Use of non-steroidal anti-inflammatory drugs in the treatment of bacterial respiratory tract infections of lambs
Keywords:Bacterial pneumonia, Lamb, NSAIDs, Treatment
Respiratory tract infections, which are common in sheep farming, involve interactions between the host's immune system, pathogenic microorganisms such as viruses, bacteria, parasites and environmental conditions. Respiratory diseases can affect sheep of any age and breed. However, acute bacterial and viral pneumonia is most common in those aged three to twelve months due to decreased maternal antibody titers. Although lower respiratory tract infections initially started as a condition caused by a single agent, many cases progress to a complex disease involving both bacterial and viral components, making the diagnosis of the disease complicated by the emergence of secondary infections. Although the inflammatory reaction that occurs in respiratory infections is part of the normal healing process, an extreme reaction can impair healing and severely damage the airways. It is optimal to limit the inflammatory reaction by removing the harmful agent, isolating the damaged tissue, and controlling this tissue. In cases of death due to acute pneumonia, antibiotic drugs are used to prevent further deaths and to treat the herd.
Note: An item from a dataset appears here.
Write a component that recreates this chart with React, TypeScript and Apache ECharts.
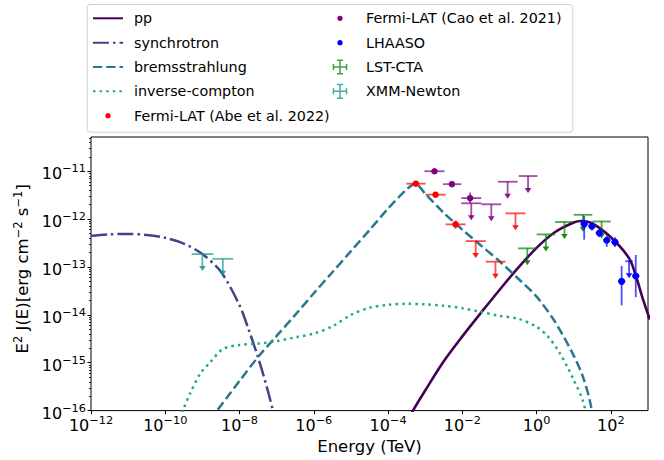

It has been found that NSAIDs reduce the release of toxic peroxide which causes the proliferation of fibroblasts and the deposition of collagen in inflammatory processes associated with the respiratory tract. It had been reported that clinical findings improve more rapidly when NSAIDs (non-steroidal anti-inflammatory drugs) were used together with antibiotics in respiratory system infections. In this review, the importance of using NSAIDs in the respiratory tract infections of sheep has been mentioned.